On 5 December 2005, the Competition Act 1998 (Public Transport Ticketing Schemes Block Exemption) (Amendment) Order 2005 (SI 2005/3347) was made. This Order amends the Competition Act 1998 (Public Transport Ticketing Schemes Block Exemption) Order 2001 (SI 2001/319) (the block exemption) which provides a block exemption from the application of Chapter I of the Competition Act 1998 to certain public transport ticketing schemes for local public transport services. A guidance note on frequently asked question was published to provide answers to questions that commonly arise relating to the application of competition law to the bus industry.

In July the OFT published a provisional updated version of these guidelines which can be found on the OFT's website. The guidelines covers issues such as the following:

  • Competition law and the bus industry – answers questions on why competition law applies to the bus industry and how the application of competition law fits in with the government's policy to promote bus usage.

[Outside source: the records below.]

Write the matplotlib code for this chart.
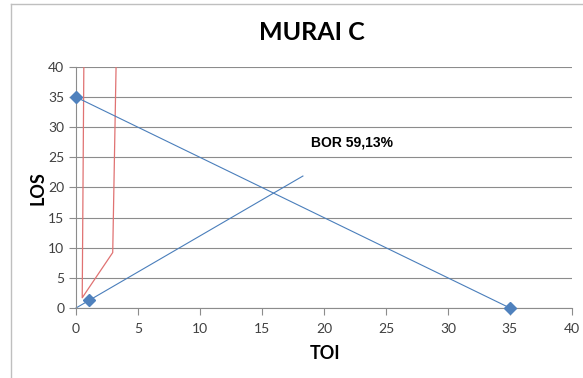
import matplotlib
matplotlib.use("Agg")
import matplotlib.pyplot as plt
from matplotlib.lines import Line2D

# Barber-Johnson style graph: LOS against TOI
los_line_x = [0, 35]
los_line_y = [35, 0]

bor_line_x = [0, 18.3]
bor_line_y = [0, 21.9]
bor_point_x = [1.06]
bor_point_y = [1.36]

red_x = [0.63, 0.5, 2.96, 3.23]
red_y = [40, 1.7, 9.2, 40]

bor_label = "BOR 59,13%"
xticks = [0, 5, 10, 15, 20, 25, 30, 35, 40]
yticks = [0, 5, 10, 15, 20, 25, 30, 35, 40]

blue = "#4a7ebb"
mark = "#4f81bd"
grid = "#8c8c8c"
txt = "#404040"
font = ["Lato", "DejaVu Sans"]

fig = plt.figure(figsize=(5.83, 3.78), dpi=100)
ax = fig.add_axes([0.1304, 0.1852, 0.981 - 0.1304, 0.8228 - 0.1852])

ax.plot(los_line_x, los_line_y, color=blue, lw=0.8, marker="D", clip_on=False,
        markersize=6.5, markerfacecolor=mark, markeredgecolor=mark, zorder=3)
ax.plot(bor_line_x, bor_line_y, color=blue, lw=0.8, clip_on=False)
ax.plot(bor_point_x, bor_point_y, ls="none", marker="D", markersize=6.5,
        markerfacecolor=mark, markeredgecolor=mark, clip_on=False, zorder=3)
ax.plot(red_x, red_y, color="#e07272", lw=0.9)

ax.text(18.95, 27.4, bor_label, fontsize=10, fontweight="bold",
        family=["Liberation Sans", "DejaVu Sans"], va="center", ha="left")

ax.set_xlim(0, 40)
ax.set_ylim(0, 40)
ax.set_xticks(xticks)
ax.set_yticks(yticks)
ax.yaxis.grid(True, color=grid, lw=0.8)
ax.set_axisbelow(True)
for s in ["top", "right"]:
    ax.spines[s].set_visible(False)
for s in ["left", "bottom"]:
    ax.spines[s].set_color(grid)
    ax.spines[s].set_linewidth(0.8)
ax.tick_params(length=5, width=0.8, color=grid, labelcolor=txt, labelsize=10)
ax.tick_params(axis="x", pad=6)
for lab in ax.get_xticklabels() + ax.get_yticklabels():
    lab.set_family(font)

ax.set_xlabel("TOI", fontsize=13, fontweight="bold", family=font)
ax.set_ylabel("LOS", fontsize=13, fontweight="bold", family=font)
ax.xaxis.set_label_coords(0.5, -0.2)
ax.yaxis.set_label_coords(-0.075, 0.5)
ax.xaxis.label.set_va("center")
ax.yaxis.label.set_va("center")
ax.xaxis.set_label_coords((325 - 76) / 496, -(354 - 308) / 241)
ax.yaxis.set_label_coords(-(76 - 38) / 496, (308 - 188) / 241)

fig.text(312 / 583, 1 - 33 / 378, "MURAI C", fontsize=18, fontweight="bold",
         family=font, ha="center", va="center")

# chart area border (left and top edges)
fig.add_artist(Line2D([11 / 583, 11 / 583], [0, 1 - 3.5 / 378],
                      transform=fig.transFigure, color="#bfbfbf", lw=1))
fig.add_artist(Line2D([11 / 583, 1], [1 - 3.5 / 378, 1 - 3.5 / 378],
                      transform=fig.transFigure, color="#bfbfbf", lw=1))

fig.savefig("out.png", dpi=100)
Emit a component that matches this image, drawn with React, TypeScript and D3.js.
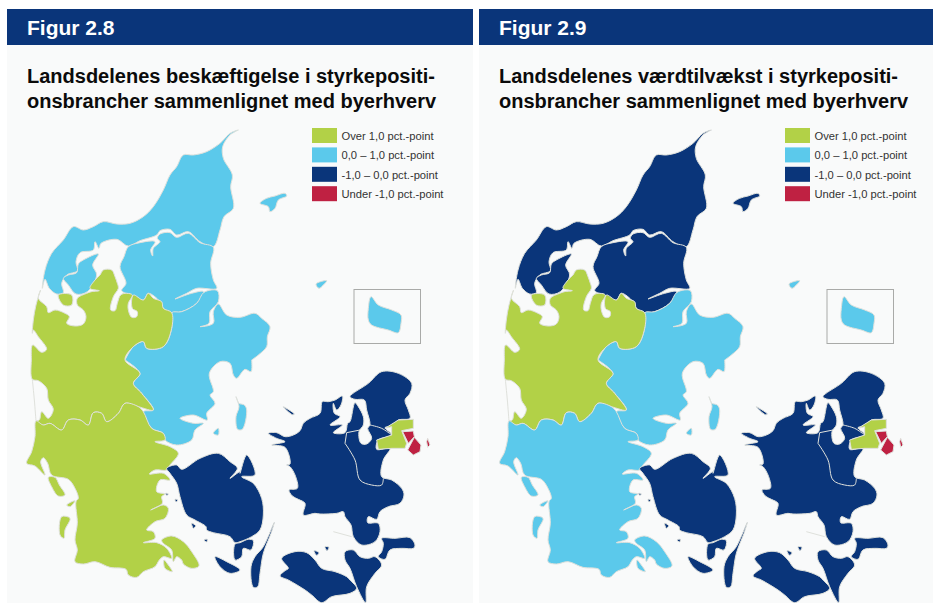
import * as d3 from "d3";

type Pt = [number, number];

// outlines are traced at 3x from four sheets of the page, then brought back to page pixels
const sheet = (ox: number, oy: number) => (pts: number[][]): Pt[] =>
  pts.map(([x, y]) => [ox + x / 3, oy + y / 3]);
const nw = sheet(0, 120);
const sw = sheet(0, 360);
const se = sheet(235, 360);
const ne = sheet(235, 120);

const nordjylland: Pt[][] = [
  nw([[715,30],[690,40],[660,70],[620,95],[580,105],[550,105],[530,140],[510,165],[490,210],[460,260],[430,290],[390,310],[350,312],[310,305],[280,320],[250,330],[220,320],[190,360],[155,400],[135,450],[127,505],[135,478],[148,505],[170,522],[190,518],[185,490],[200,465],[232,452],[228,425],[240,398],[280,390],[285,365],[297,385],[303,370],[350,358],[385,378],[420,362],[470,345],[480,332],[510,328],[530,345],[565,335],[600,365],[640,380],[660,330],[672,290],[700,265],[692,200],[697,165],[670,115],[668,80],[690,45]]),
  nw([[385,380],[372,410],[360,440],[378,490],[365,512],[395,525],[430,540],[445,520],[480,545],[490,565],[515,578],[545,575],[590,550],[610,515],[575,520],[525,537],[560,520],[590,505],[650,505],[640,480],[632,430],[640,382],[600,368],[565,340],[530,352],[510,338],[480,342],[472,355],[480,365],[460,385],[458,408],[452,390],[465,365],[420,368]]),
  nw([[235,432],[250,420],[295,402],[278,435],[290,465],[262,515],[228,522],[205,495],[190,475],[205,465],[230,458]]),
  ne([[75,250],[95,235],[120,228],[150,220],[155,228],[130,240],[120,265],[105,275],[100,260]]),
];

const oestjylland: Pt[][] = [
  [
    ...nw([[515,578],[545,575],[590,550],[612,517],[652,512],[655,545],[630,575],[627,610],[600,620],[640,610],[640,575],[655,552],[680,585],[720,592]]),
    ...ne([[60,580],[80,595],[105,620],[97,650],[95,680],[70,705],[50,720]]),
    ...se([[50,0],[48,35],[30,28],[5,55]]),
    ...sw([[700,45],[690,10],[660,5],[628,40],[640,95],[630,105],[645,130],[620,160],[622,180],[580,165],[540,175],[580,190],[610,190],[585,210],[575,240],[530,255],[495,240],[490,220],[455,205],[430,155],[460,150],[425,100],[400,70],[420,40],[375,0]]),
    ...nw([[375,720],[400,680],[430,665],[440,685],[490,680],[515,625]]),
  ],
  se([[3,110],[12,130],[28,135],[35,150],[22,208],[8,208],[3,170],[12,140]]),
  ne([[243,492],[275,482],[265,495],[252,505]]),
  sw([[655,205],[640,220],[655,225]]),
];

const vestjylland: Pt[][] = [
  [
    ...nw([[122,510],[115,535],[140,560],[145,578],[165,570],[195,580],[208,590],[200,610],[225,618],[250,612],[258,590],[250,570],[232,555],[232,535],[260,520],[275,515],[298,512],[270,505],[285,480],[300,465],[310,450],[335,450],[345,470],[352,490],[355,505],[340,530],[332,570],[345,572],[352,550],[362,525],[380,520],[397,525],[385,550],[385,570],[395,592],[410,590],[412,575],[397,565],[400,525],[430,540],[445,520],[460,535],[485,545],[490,565],[515,578],[515,625],[490,680],[440,685],[430,665],[400,680],[375,720]]),
    ...sw([[420,40],[400,70],[425,100],[460,150],[415,140],[375,130],[355,160],[320,185],[305,160],[280,158],[265,195],[240,180],[205,180],[185,210],[150,190],[130,195],[108,183],[118,180],[125,155],[145,175],[160,148],[145,120],[140,85],[115,62],[97,58],[94,0]]),
    ...nw([[98,675],[125,697],[140,688],[115,650],[100,630],[97,640],[100,600],[108,555]]),
  ],
  nw([[175,525],[215,525],[215,555],[190,555]]),
];

const sydjylland: Pt[][] = [
  sw([[108,183],[130,195],[150,190],[185,210],[205,180],[240,180],[265,195],[280,158],[305,160],[320,185],[355,160],[375,130],[415,140],[430,155],[455,205],[490,220],[495,240],[465,245],[510,260],[535,280],[510,315],[500,330],[465,330],[448,342],[490,340],[510,360],[480,360],[470,395],[495,402],[485,410],[487,430],[452,450],[490,435],[505,445],[495,475],[465,485],[440,510],[460,515],[465,535],[430,548],[470,548],[500,565],[515,595],[490,590],[478,600],[465,620],[430,635],[410,652],[385,645],[378,628],[330,622],[285,605],[250,612],[225,605],[232,570],[225,540],[232,490],[228,425],[235,415],[225,385],[205,358],[155,345],[143,310],[130,293],[122,305],[135,345],[105,318],[80,310],[95,275],[105,230]]),
  sw([[485,540],[515,528],[550,545],[575,575],[597,618],[575,625],[550,612],[545,600],[530,590],[520,605],[515,570],[490,550]]),
  sw([[145,352],[165,352],[178,375],[195,405],[175,408],[155,380]]),
  sw([[200,435],[225,422],[210,440]]),
  sw([[185,470],[210,475],[195,510],[192,535],[180,525]]),
  sw([[492,600],[505,615],[517,635],[495,625]]),
];

const fyn: Pt[][] = [
  [
    ...sw([[500,325],[530,315],[545,328],[600,295],[655,280],[690,305],[712,325],[690,355],[720,335]]),
    ...se([[15,340],[35,285],[60,345],[20,350],[55,370],[80,415],[85,465],[75,510],[50,530],[15,545],[0,548]]),
    ...sw([[690,530],[640,518],[620,510],[618,500],[585,480],[560,465],[540,410],[530,370],[510,340]]),
  ],
  se([[118,487],[108,520],[85,580],[75,640],[68,680],[55,682],[48,620],[60,590],[85,560]]),
  sw([[645,590],[680,605],[720,630],[690,640],[660,620]]),
  se([[0,552],[15,548],[40,538],[55,542],[48,570],[25,565],[20,590],[0,600]]),
  sw([[575,490],[587,497],[580,505]]),
  sw([[497,400],[505,402],[500,406]]),
  sw([[525,418],[533,420],[528,426]]),
  sw([[612,540],[622,538],[620,546]]),
];

const sjaelland: Pt[][] = [
  se([[100,220],[125,218],[150,230],[175,225],[195,212],[205,190],[225,175],[255,160],[262,125],[280,125],[300,120],[322,108],[318,135],[305,150],[295,130],[298,160],[315,170],[285,195],[322,195],[295,218],[330,218],[338,190],[345,185],[360,128],[370,140],[385,170],[385,195],[372,215],[378,250],[395,252],[410,235],[398,205],[405,195],[395,150],[388,120],[360,118],[345,110],[400,70],[440,35],[490,40],[530,70],[525,100],[510,120],[520,150],[525,175],[490,180],[470,198],[450,203],[470,225],[430,240],[425,268],[465,265],[445,300],[440,350],[470,360],[500,385],[507,405],[495,430],[460,440],[435,455],[425,478],[400,470],[398,488],[430,490],[435,515],[420,545],[380,555],[355,530],[348,495],[330,470],[325,455],[305,460],[255,462],[240,460],[205,465],[210,430],[190,418],[172,408],[162,390],[187,385],[182,350],[165,320],[155,315],[165,312],[150,262],[110,255],[150,245],[125,235]]),
  se([[440,535],[480,535],[525,533],[540,555],[535,565],[500,565],[465,570],[450,598],[430,590],[440,575],[445,550]]),
  se([[330,575],[355,570],[375,590],[400,595],[420,590],[440,615],[420,640],[395,680],[392,728],[365,680],[345,625],[330,600]]),
  se([[140,595],[180,575],[215,578],[240,600],[260,625],[300,635],[335,650],[345,660],[365,685],[345,700],[290,710],[260,728],[230,705],[210,690],[160,660],[135,648],[150,632],[160,625]]),
  se([[145,140],[178,162],[172,164]]),
  se([[237,572],[252,578],[245,586]]),
  se([[270,560],[282,562],[276,572]]),
];

const koebenhavnsOmegn: Pt[][] = [
  se([[490,180],[535,178],[535,205],[500,212],[515,250],[510,265],[470,265],[430,268],[425,240],[470,225],[470,200],[450,205]]),
];

const byenKoebenhavn: Pt[][] = [
  se([[503,215],[535,213],[538,230],[520,250]]),
  se([[538,232],[558,255],[555,275],[535,285],[518,270]]),
  se([[578,235],[585,255],[578,262],[575,245]]),
];

const bornholm: Pt[][] = [
  ne([[408,530],[430,555],[470,570],[498,585],[498,610],[490,638],[460,630],[410,615],[400,600],[400,565]]),
];

const regionNames = [
  "Nordjylland",
  "Østjylland",
  "Vestjylland",
  "Sydjylland",
  "Fyn",
  "Sjælland",
  "Københavns omegn",
  "Byen København",
  "Bornholm",
];
const regionShapes = [
  nordjylland,
  oestjylland,
  vestjylland,
  sydjylland,
  fyn,
  sjaelland,
  koebenhavnsOmegn,
  byenKoebenhavn,
  bornholm,
];

// the capital is so small that smoothing eats its corners
const angularRegions = ["Københavns omegn", "Byen København"];

// landsdel borders and thin spits that are only drawn as a line
const borderLines: Pt[][] = [
  se([[330,250],[360,300],[375,360],[410,375],[440,375],[445,355]]),
  se([[330,250],[335,218]]),
  se([[335,218],[375,210]]),
  se([[405,195],[440,205],[470,225]]),
  se([[295,515],[350,530]]),
  sw([[97,58],[103,120],[108,183]]),
];

const legendLabels = [
  "Over 1,0 pct.-point",
  "0,0 – 1,0 pct.-point",
  "-1,0 – 0,0 pct.-point",
  "Under -1,0 pct.-point",
];
const legendColors = ["#b2d147", "#5bc9eb", "#0a357a", "#bf2142"];

// class per region, index into legendLabels, same order as regionNames
const employmentClass = [1, 1, 0, 0, 2, 2, 0, 3, 1];
const valueAddedClass = [2, 1, 0, 1, 2, 2, 0, 3, 1];

const figures = [
  {
    number: "Figur 2.8",
    title: ["Landsdelenes beskæftigelse i styrkepositi-", "onsbrancher sammenlignet med byerhverv"],
    classes: employmentClass,
    panelX: 7,
    panelW: 466,
    dx: 0,
  },
  {
    number: "Figur 2.9",
    title: ["Landsdelenes værdtilvækst i styrkepositi-", "onsbrancher sammenlignet med byerhverv"],
    classes: valueAddedClass,
    panelX: 479,
    panelW: 454,
    dx: 473,
  },
];

const color = d3.scaleOrdinal<number, string>().domain([0, 1, 2, 3]).range(legendColors);
const legendY = d3.scaleLinear().domain([0, 1]).range([128, 147.4]);
const coast = d3.line<Pt>().curve(d3.curveCatmullRomClosed.alpha(0.5));
const angular = d3.line<Pt>().curve(d3.curveLinearClosed);
const borderPath = d3.line<Pt>().curve(d3.curveCatmullRom.alpha(0.5));
const navy = "#0a357a";
const font = '"Liberation Sans", Arial, sans-serif';

function Map({ classes }: { classes: number[] }) {
  return (
    <g stroke="#dfe1dc" strokeWidth={1} strokeLinejoin="round">
      {regionNames.map((name, i) =>
        regionShapes[i].map((ring, j) => (
          <path
            key={name + j}
            d={(angularRegions.includes(name) ? angular(ring) : coast(ring)) ?? ""}
            fill={color(classes[i])}
          />
        )),
      )}
      {borderLines.map((line, i) => (
        <path key={i} d={borderPath(line) ?? ""} fill="none" />
      ))}
    </g>
  );
}

function App() {
  return (
    <svg
      width={933}
      height={603}
      fontFamily={font}
      style={{ position: "absolute", left: 0, top: 0, display: "block" }}
    >
      <rect width={933} height={603} fill="#fff" />
      {figures.map((f) => (
        <g key={f.number}>
          <rect x={f.panelX} y={45} width={f.panelW} height={558} fill="#f9fafa" />
          <rect x={f.panelX} y={9} width={f.panelW} height={36} fill={navy} />
          <g transform={`translate(${f.dx},0)`}>
            <text x={f.dx ? 26 : 27} y={35} fontSize={21} fontWeight={700} fill="#fff">
              {f.number}
            </text>
            {f.title.map((line, i) => (
              <text
                key={line}
                x={f.dx ? 26 : 27}
                y={83 + i * 25}
                fontSize={20}
                fontWeight={700}
                fill="#0b0b0b"
              >
                {line}
              </text>
            ))}
            <Map classes={f.classes} />
            <rect x={354} y={289.5} width={66.5} height={54} fill="none" stroke="#a9aaa8" />
            {legendLabels.map((label, i) => (
              <g key={label}>
                <rect x={312} y={legendY(i)} width={25} height={15} fill={legendColors[i]} />
                <text x={341.5} y={legendY(i) + 12} fontSize={11.2} fill="#333">
                  {label}
                </text>
              </g>
            ))}
          </g>
        </g>
      ))}
    </svg>
  );
}

export default App;
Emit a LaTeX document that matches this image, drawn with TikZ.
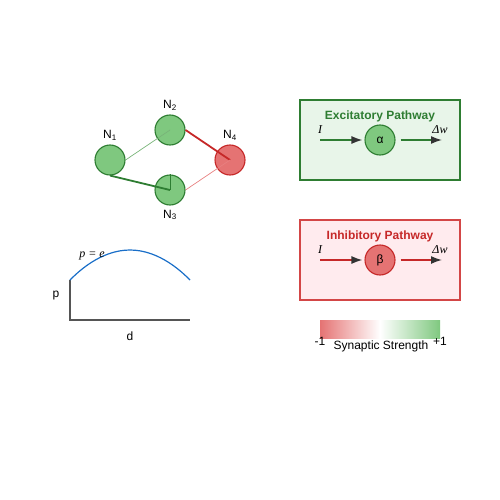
\documentclass[tikz,border=0pt]{standalone}
\usepackage[no-math]{fontspec}
\setmainfont{Liberation Sans}
\newfontfamily\mathtxt{Liberation Serif}
\usetikzlibrary{arrows.meta}
\definecolor{exfill}{RGB}{127,200,127}
\definecolor{exdark}{RGB}{46,125,50}
\definecolor{exlight}{RGB}{120,180,120}
\definecolor{exbox}{RGB}{232,245,233}
\definecolor{inhfill}{RGB}{229,115,115}
\definecolor{inhdark}{RGB}{198,40,40}
\definecolor{inhlight}{RGB}{232,128,128}
\definecolor{inhbox}{RGB}{255,235,238}
\definecolor{inhedge}{RGB}{211,70,70}
\definecolor{curveblue}{RGB}{25,110,200}
\definecolor{axisgrey}{RGB}{85,85,85}
\definecolor{tipgrey}{RGB}{51,51,51}
\begin{document}
\begin{tikzpicture}[x=1pt,y=-1pt]
	\tikzset{>=latex}
	\tikzset{neuronex/.style={circle,draw=exdark,fill=exfill,line width=1.1pt,minimum size=30pt,inner sep=0pt},
		neuroninh/.style={circle,draw=inhdark,fill=inhfill,line width=1.1pt,minimum size=30pt,inner sep=0pt},
		lbl/.style={font=\fontsize{12}{14}\selectfont},
		sym/.style={font=\fontsize{12}{14}\selectfont\mathtxt\itshape},
		title/.style={font=\fontsize{12}{14}\selectfont\bfseries},
		pathtip/.style={line width=1.5pt,-{Latex[color=tipgrey,length=11pt,width=8pt]}}}
	\useasboundingbox (0,0) rectangle (500,500);
	
	% small network
	\node[neuronex] (N1) at (110,160) {};
	\node[neuronex] (N2) at (170,130) {};
	\node[neuronex] (N3) at (170,190) {};
	\node[neuroninh] (N4) at (230,160) {};
	
	\draw[exlight,line width=0.7pt] (N1.east) -- (N2.center);
	\draw[exdark,line width=1.8pt] (N1.south) -- (N3.center);
	\draw[exdark,line width=0.7pt] (N3.north) -- (N3.center);
	\draw[inhdark,line width=1.8pt] (N2.east) -- (N4.center);
	\draw[inhlight,line width=0.7pt] (N3.east) -- (N4.center);
	
	\node[lbl] (L1) at (110,135) {N\textsubscript{1}};
	\node[lbl] (L2) at (170,105) {N\textsubscript{2}};
	\node[lbl] (L3) at (170,215) {N\textsubscript{3}};
	\node[lbl] (L4) at (230,135) {N\textsubscript{4}};
	
	% probability curve
	\draw[axisgrey,line width=1.5pt] (70,280) -- (70,320) -- (190,320);
	\draw[curveblue,line width=1.2pt] (70,280) parabola bend (130,250) (190,280);
	\node[sym] (pe) at (92,256) {p = e};
	\node[lbl] (py) at (56,296) {p};
	\node[lbl] (dx) at (130,336) {d};
	
	% excitatory pathway
	\draw[exdark,fill=exbox,line width=1.2pt] (300,100) rectangle (460,180);
	\node[title,text=exdark] (ET) at (380,116) {Excitatory Pathway};
	\node[neuronex,lbl] (alpha) at (380,140) {α};
	\coordinate (Ein) at (320,140);
	\coordinate (Eout) at (442,140);
	\draw[exdark,pathtip,shorten >=2pt] (Ein) -- (alpha.west);
	\draw[exdark,pathtip,shorten <=5pt] (alpha.east) -- (Eout);
	\node[sym] (EI) at (320,130) {I};
	\node[sym] (Ew) at (440,130) {Δw};
	
	% inhibitory pathway
	\draw[inhedge,fill=inhbox,line width=1.2pt] (300,220) rectangle (460,300);
	\node[title,text=inhdark] (IT) at (380,236) {Inhibitory Pathway};
	\node[neuroninh,lbl] (beta) at (380,260) {β};
	\coordinate (Iin) at (320,260);
	\coordinate (Iout) at (442,260);
	\draw[inhdark,pathtip,shorten >=2pt] (Iin) -- (beta.west);
	\draw[inhdark,pathtip,shorten <=5pt] (beta.east) -- (Iout);
	\node[sym] (II) at (320,250) {I};
	\node[sym] (Iw) at (440,250) {Δw};
	
	% colour bar
	\shade[left color=inhfill,right color=exfill,middle color=white] (320,320) rectangle (440,338);
	\node[lbl] (mone) at (320,341) {-1};
	\node[lbl] (pone) at (440,341) {+1};
	\node[lbl] (SS) at (381,346) {Synaptic Strength};
	
\end{tikzpicture}
\end{document}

  • Ticketing and fares – answers various questions about the legality under competition law of different types of ticketing schemes. It explains the general scope of application of the block exemption, as revised. Some of the answers are stated to be interim answers, pending the publication of the final version of the revised guideline.
  • Equal headways, common timetables and joint services – answers questions about issues such as the extent to which bus operators can reach agreements to co-ordinate timetable changes, the frequency of their services and the joint running of services.
  • The Transport Act competition test and local authority tendering – answers certain questions concerning the competition test in the Transport Act 2000.
  • Complaints about possible breaches of competition law – a brief explanation of how complaints about other operators can be brought to the OFT's attention. It also explains how a bus operator might be able to spot if a dominant operator in a particular area is acting in a predatory fashion, e.g. flooding a route with buses or charging unprofitably low fares, driving a rival from the market.